Running on trail, particularly more rural trails, poses some additional challenges. Unlike running the pavement in a more urban setting, you may not have access to ANY water for long periods of time when on the trail. Combine that with the fact that trail running is most often slower and has much more challenging terrain than the road and it’s easy to get dehydrated and bonk somewhere out in the middle of nowhere. When going on a trail run, plan your water strategy before you head out from the trailhead. Have an idea how long you’ll be out there and where the next available water is on the trail. It may be a faucet at a trailhead, a store that’s near the trail but requires a small side-trip, or it could be that you need to carry some type of water purifier (pump, Steripen, tablets) so you can get the water needed to stay hydrated during the run.
For hot summer days, it’s best to carry 16 ounces per half hour of running. This is about the maximum your body can process when appropriately heat trained. How you carry the water is a runner choice. Hand bottles and hydration belts or packs work well. Some like hydration packs as they can carry more fluid, but also tend to be hotter than the alternatives. Either way, it’s good to run with a hand bottle as it reminds you to drink as you’re running. A common mistake with trail runners is to carry water and then forget to drink. With a hand bottle, it’s a regular reminder that is available and it’s better to drink it than carry it around all day.

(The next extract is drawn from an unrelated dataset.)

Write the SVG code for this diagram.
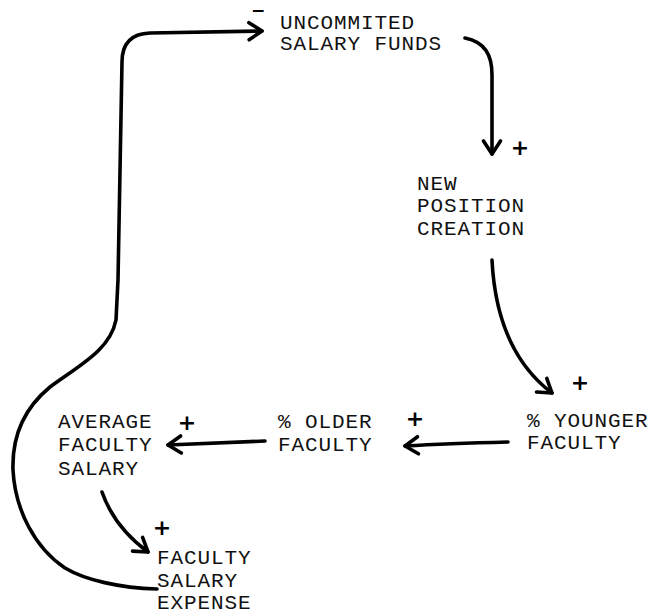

For electrolytes on the trail, there are two good alternatives. You can carry a powder and mix it as you refill your water bottle, or you can carry electrolyte tablets like S-Caps or Endurolytes. Or, do BOTH! It’s important to drink something other than just water on long runs as you need to replace the electrolytes that being lost through perspiration and respiration, and the calories help fuel the engine. How much to use on any given day is determined by the product, the temperature on the day of the run (hotter days require more), and the level at which your body is heat-trained. Early in the year, when your body isn’t accustomed to hot weather, you’re sweat will be more concentrated with electrolytes. Later in the summer, your body will have adapted to the hot weather and it’ll sweat more efficiently and will conserve electrolytes.
One good way to understand whether you’re drinking enough on a long trail run is to weigh yourself before and after the run. A difference in weight will indicate the amount of fluid you’ve lost during the run. As the saying goes, “A pint’s a pound the world around”. Each pound represents 16-ounces of lost fluid volume in the body. As your weight decreases, performance drops accordingly. Losing 2-3% of your body weight through sweating will have a significant impact on your ability to run at an optimal rate. Once dehydrated, it’s difficult to get rehydrated without resting and spending time replacing lost fluids. Save yourself all the discomfort and carry sufficient water, drink early and often, and replace lost electrolytes so your body has what it needs to perform at a high level.
*Everybody’s nutritional needs are specific to them. What works best for you might not work best for me (and vice versa). Therefore, it’s absolutely essential that you try out various products in various workout situations before you make them part of your workout. Nutrition IS NOT an exact science and the above stated dosages are merely recommendations!